Officials in Arizona's Maricopa County are withholding materials subpoenaed by the state legislature as part of its audit of the county's 2020 election, claiming that surrendering them would constitute a security risk for both law enforcement and federal agencies.
A Monday letter sent from the Maricopa County Attorney's Office to Ken Bennett, the former Arizona secretary of state and the liaison between the state Senate and the auditors, said the county had elected not to turn over "several routers" requested by the legislature due to an alleged "significant security risk to law enforcement data utilized by the Maricopa County Sheriff’s Office as well as numerous federal agencies."
"We had previously believed that the risk would be eliminated by redacting the law enforcement data on the routers and not producing it," the letter states. "But we were informed that redaction did not eliminate the risk."
Bennett told Just the News that the state Senate's subpoena had requested "access or control of all routers and tabulators ... used in connection with the administration of the 2020 election" as well as "the public IP of the [routers]."
"I don't know why the routers in a tabulation and election center have anything to do with the Maricopa County Sheriff's Office or numerous federal agencies," Bennett said, noting that "the sheriff's department and the Maricopa County tabulation and election center aren't even in the same building."
Maricopa County spokesman Fields Moseley on Thursday afternoon said the county had "determined the information contained in Maricopa County's routers can be used as blueprints to intercept sensitive county data."
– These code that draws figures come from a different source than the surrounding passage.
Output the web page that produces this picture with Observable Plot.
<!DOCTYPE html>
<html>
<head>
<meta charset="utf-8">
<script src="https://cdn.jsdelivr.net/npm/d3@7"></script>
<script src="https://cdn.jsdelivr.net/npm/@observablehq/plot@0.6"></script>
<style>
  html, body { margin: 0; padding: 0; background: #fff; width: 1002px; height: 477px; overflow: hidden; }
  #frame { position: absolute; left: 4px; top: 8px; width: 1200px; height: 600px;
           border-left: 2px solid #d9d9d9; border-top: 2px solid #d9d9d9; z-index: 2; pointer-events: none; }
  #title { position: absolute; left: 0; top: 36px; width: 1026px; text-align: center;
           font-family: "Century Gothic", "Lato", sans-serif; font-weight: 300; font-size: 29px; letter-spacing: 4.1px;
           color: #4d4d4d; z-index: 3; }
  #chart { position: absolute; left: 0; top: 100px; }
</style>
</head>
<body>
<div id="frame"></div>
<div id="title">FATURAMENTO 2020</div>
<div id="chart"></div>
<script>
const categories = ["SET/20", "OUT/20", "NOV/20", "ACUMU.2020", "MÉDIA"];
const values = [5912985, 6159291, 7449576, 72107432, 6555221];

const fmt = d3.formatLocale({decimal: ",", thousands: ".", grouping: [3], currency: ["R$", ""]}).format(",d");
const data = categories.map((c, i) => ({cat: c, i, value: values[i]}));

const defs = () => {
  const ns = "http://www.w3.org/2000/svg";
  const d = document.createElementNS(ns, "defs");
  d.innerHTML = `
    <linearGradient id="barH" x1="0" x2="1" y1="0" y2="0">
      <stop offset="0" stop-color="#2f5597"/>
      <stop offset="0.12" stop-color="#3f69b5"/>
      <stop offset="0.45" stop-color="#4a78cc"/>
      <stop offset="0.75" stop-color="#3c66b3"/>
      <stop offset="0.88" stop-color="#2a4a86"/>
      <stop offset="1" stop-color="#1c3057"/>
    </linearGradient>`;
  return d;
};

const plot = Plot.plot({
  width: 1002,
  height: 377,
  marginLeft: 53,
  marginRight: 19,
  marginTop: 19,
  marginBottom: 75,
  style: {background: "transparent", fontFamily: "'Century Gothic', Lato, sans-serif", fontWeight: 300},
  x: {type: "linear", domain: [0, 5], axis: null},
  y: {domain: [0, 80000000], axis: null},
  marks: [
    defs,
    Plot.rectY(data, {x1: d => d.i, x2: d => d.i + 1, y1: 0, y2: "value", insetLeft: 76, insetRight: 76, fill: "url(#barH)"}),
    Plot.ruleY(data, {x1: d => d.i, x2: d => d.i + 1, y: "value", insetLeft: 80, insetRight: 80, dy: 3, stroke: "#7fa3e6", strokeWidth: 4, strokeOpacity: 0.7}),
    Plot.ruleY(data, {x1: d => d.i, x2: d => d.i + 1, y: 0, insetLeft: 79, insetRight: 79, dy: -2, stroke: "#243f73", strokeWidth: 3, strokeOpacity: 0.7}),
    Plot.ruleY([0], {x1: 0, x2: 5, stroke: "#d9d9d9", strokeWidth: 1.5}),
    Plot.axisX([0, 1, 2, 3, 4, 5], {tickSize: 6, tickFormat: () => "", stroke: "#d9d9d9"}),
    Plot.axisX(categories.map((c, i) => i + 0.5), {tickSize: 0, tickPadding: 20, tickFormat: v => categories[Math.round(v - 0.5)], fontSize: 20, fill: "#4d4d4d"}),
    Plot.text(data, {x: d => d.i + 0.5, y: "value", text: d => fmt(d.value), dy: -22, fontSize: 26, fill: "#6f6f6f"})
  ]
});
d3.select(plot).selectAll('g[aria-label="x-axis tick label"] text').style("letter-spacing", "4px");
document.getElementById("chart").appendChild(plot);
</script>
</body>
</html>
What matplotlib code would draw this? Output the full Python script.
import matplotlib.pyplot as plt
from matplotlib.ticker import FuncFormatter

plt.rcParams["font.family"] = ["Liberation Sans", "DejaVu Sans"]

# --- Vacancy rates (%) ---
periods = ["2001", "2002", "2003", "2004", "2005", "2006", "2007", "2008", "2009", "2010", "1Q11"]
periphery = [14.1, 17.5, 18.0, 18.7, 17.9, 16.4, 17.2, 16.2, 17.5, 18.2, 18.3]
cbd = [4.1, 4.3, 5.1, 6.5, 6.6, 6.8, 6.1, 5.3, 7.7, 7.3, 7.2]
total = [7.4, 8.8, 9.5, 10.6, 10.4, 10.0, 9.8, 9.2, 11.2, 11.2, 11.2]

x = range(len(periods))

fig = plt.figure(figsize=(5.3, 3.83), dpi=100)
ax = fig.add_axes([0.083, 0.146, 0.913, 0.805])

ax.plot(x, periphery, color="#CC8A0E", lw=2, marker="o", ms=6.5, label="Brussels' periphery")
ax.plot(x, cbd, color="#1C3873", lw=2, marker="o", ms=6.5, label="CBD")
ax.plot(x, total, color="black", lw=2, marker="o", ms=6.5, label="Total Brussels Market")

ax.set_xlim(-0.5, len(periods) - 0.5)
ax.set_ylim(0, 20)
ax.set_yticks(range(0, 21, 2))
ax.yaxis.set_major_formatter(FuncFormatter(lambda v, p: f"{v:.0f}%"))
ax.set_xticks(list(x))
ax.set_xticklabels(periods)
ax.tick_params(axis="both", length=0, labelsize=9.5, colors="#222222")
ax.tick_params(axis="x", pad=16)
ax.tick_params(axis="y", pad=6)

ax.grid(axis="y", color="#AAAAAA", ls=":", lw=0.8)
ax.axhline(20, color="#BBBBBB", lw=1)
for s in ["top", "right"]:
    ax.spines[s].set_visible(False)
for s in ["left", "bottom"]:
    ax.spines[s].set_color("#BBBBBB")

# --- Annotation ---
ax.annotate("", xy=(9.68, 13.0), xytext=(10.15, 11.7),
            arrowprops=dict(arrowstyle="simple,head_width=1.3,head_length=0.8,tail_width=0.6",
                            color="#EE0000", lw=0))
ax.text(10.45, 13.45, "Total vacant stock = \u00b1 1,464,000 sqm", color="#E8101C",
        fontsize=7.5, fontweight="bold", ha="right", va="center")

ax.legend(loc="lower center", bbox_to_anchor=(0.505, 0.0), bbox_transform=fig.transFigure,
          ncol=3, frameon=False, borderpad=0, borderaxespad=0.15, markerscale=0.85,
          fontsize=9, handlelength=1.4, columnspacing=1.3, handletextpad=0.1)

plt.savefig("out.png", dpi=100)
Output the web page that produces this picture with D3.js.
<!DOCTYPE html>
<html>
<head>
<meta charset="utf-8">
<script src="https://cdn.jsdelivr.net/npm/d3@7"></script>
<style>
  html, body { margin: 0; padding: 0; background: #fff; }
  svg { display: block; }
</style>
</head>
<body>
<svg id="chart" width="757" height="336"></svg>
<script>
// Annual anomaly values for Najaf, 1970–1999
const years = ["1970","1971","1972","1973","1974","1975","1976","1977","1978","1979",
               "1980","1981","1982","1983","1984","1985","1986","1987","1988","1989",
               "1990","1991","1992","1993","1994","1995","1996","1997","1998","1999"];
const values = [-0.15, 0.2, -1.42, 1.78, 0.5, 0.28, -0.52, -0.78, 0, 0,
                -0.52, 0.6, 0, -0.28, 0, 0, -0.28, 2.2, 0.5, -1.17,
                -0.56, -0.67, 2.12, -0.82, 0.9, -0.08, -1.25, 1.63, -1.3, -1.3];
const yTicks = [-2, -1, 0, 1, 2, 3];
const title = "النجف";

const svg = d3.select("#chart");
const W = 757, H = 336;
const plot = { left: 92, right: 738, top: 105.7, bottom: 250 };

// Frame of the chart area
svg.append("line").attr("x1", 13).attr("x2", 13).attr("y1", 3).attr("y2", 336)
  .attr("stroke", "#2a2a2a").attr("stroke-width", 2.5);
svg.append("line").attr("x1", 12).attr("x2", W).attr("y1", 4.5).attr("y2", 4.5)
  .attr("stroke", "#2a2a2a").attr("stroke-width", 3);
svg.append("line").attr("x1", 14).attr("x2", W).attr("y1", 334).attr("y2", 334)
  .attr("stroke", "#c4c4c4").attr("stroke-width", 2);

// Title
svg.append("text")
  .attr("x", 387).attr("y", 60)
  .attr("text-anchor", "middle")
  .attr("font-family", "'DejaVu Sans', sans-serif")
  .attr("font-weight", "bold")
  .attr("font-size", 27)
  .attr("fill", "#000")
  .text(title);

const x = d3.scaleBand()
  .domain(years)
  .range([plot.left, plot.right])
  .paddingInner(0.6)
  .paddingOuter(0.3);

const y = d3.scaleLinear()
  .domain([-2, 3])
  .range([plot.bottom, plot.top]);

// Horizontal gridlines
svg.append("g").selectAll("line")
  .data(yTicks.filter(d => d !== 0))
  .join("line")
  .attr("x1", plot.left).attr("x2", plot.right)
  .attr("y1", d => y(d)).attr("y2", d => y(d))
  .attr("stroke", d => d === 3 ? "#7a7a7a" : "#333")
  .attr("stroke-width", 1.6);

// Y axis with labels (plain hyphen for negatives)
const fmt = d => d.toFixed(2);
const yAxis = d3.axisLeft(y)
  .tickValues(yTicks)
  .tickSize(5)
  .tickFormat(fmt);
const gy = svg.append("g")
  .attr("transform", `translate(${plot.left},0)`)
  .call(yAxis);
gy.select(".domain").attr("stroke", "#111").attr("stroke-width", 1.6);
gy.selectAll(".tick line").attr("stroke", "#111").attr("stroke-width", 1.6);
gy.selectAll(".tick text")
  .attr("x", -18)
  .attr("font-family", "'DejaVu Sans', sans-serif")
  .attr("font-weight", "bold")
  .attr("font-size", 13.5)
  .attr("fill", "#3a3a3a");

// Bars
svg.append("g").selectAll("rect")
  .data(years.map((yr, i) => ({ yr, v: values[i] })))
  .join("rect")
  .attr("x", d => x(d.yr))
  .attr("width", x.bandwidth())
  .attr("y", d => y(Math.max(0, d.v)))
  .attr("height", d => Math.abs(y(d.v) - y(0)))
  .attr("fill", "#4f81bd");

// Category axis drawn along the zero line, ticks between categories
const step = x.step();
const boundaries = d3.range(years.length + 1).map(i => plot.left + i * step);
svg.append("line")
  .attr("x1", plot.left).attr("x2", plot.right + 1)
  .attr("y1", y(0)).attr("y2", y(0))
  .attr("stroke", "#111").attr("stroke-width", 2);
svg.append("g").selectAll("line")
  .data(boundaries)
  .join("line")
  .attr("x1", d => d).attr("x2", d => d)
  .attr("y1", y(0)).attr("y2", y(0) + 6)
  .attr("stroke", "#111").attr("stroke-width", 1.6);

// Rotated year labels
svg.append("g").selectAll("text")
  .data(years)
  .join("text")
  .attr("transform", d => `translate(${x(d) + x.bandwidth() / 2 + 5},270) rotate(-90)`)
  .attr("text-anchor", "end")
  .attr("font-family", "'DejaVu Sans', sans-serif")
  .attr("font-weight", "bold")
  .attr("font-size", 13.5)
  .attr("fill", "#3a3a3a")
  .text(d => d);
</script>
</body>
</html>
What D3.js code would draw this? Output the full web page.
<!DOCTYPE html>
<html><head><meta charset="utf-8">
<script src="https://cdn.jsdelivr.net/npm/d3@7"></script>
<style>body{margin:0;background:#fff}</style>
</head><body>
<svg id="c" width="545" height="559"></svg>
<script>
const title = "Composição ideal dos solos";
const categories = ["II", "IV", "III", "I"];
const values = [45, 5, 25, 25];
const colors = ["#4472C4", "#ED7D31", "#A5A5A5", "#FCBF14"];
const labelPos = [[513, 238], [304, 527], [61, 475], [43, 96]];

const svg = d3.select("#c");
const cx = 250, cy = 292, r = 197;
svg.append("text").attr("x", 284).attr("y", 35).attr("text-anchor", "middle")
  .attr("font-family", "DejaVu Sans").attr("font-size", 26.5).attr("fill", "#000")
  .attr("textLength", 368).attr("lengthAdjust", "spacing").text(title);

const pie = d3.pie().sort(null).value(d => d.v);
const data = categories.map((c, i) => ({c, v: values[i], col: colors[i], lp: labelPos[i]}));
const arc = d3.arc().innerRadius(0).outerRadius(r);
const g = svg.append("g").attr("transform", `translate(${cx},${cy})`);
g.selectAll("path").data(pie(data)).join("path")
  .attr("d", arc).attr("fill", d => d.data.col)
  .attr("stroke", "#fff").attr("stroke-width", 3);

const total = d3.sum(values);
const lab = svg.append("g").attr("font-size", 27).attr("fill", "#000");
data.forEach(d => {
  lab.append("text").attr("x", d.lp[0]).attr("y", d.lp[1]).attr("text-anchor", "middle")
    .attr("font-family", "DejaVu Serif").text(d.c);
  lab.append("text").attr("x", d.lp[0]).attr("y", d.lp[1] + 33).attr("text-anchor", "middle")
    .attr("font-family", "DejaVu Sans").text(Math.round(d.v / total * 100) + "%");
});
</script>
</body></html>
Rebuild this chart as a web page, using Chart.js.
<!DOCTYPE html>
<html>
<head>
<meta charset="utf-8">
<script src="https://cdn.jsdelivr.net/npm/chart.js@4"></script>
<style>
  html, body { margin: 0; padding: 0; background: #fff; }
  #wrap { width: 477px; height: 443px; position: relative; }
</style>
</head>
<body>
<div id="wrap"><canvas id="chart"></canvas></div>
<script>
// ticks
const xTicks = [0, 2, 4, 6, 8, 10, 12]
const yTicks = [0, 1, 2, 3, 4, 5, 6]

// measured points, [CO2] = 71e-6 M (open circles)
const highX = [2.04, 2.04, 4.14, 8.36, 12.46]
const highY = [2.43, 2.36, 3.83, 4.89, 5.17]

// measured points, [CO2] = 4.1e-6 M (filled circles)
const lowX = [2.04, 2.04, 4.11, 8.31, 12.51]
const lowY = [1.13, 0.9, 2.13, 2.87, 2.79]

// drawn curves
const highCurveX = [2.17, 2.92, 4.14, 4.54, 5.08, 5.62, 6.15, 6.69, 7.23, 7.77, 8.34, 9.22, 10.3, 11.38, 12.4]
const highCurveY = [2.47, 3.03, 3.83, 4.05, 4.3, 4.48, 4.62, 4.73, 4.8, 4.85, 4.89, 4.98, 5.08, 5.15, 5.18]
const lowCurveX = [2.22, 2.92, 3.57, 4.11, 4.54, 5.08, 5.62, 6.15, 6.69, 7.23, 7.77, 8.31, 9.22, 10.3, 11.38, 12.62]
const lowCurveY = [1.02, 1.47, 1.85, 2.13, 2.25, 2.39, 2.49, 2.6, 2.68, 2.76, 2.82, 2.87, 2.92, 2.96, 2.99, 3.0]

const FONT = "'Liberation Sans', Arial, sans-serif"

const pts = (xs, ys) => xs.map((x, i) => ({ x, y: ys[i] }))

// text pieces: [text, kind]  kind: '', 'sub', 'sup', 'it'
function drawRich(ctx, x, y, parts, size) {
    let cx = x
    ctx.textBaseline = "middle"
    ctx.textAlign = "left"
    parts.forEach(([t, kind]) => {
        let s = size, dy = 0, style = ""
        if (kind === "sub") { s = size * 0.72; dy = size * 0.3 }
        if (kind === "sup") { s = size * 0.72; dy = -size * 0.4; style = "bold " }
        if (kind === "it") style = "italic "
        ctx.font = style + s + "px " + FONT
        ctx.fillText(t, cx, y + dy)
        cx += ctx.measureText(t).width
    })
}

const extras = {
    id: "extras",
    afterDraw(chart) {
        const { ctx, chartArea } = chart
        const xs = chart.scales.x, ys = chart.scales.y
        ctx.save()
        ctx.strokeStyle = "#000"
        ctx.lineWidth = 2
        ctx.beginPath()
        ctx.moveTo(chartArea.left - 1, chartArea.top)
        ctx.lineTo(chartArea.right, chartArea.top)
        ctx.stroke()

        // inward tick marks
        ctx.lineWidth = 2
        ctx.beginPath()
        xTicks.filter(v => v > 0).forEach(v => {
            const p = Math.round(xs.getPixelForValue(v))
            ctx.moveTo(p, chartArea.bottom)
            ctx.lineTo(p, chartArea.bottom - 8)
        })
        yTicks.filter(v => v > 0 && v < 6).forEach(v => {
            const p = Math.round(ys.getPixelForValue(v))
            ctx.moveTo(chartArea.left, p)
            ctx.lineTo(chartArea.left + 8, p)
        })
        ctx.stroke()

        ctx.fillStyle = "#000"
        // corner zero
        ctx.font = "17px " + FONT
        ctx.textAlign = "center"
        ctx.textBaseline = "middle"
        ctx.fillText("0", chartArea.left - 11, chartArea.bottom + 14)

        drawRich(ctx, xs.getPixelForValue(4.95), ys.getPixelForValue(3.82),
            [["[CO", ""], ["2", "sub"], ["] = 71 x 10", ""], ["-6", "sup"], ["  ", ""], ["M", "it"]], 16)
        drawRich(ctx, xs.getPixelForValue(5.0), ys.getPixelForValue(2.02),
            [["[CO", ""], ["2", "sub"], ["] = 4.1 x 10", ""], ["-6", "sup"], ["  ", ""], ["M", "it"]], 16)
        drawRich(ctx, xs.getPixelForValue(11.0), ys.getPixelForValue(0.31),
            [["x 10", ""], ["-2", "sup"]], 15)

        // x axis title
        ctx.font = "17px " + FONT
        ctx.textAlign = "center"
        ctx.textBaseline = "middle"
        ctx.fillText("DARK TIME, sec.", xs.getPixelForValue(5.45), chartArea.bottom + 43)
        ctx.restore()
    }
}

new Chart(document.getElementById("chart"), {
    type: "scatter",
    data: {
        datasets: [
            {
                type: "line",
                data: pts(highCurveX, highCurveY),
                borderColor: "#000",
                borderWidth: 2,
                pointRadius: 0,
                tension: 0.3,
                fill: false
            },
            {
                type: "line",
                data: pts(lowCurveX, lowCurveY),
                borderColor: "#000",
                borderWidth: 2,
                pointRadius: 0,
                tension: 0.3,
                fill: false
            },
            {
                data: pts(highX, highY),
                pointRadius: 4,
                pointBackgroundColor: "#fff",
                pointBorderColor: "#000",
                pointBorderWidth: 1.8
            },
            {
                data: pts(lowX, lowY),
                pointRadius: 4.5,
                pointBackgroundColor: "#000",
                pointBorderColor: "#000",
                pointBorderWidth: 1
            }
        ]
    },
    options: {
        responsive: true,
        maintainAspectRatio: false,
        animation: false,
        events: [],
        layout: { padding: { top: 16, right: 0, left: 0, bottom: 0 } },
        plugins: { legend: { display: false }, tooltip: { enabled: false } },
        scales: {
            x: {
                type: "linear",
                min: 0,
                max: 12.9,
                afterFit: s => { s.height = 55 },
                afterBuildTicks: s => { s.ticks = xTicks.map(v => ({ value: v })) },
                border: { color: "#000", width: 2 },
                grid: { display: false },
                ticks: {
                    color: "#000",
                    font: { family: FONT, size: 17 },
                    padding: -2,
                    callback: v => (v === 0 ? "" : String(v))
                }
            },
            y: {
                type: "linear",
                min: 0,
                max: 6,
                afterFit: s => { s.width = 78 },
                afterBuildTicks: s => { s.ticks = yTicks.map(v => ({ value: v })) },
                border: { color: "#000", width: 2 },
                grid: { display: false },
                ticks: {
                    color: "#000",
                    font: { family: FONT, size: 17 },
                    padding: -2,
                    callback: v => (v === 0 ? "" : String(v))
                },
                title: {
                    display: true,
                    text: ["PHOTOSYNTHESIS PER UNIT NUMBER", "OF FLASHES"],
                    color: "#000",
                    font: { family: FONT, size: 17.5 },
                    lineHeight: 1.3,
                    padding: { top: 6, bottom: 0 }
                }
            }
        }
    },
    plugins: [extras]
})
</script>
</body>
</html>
"Maricopa County has more than 50 different county departments, and the routers the Senate subpoena commanded the County produce support all of these departments, not just elections operations," Moseley said. "This includes critical law enforcement data that, by law, cannot be disclosed, as well as Maricopa County residents' protected health information and full social security numbers."
"By providing the routers, or even virtual images of routers, sensitive data and the lives of law enforcement personnel could be endangered," he added, stating that the routers "remain in the county's custody for the time being."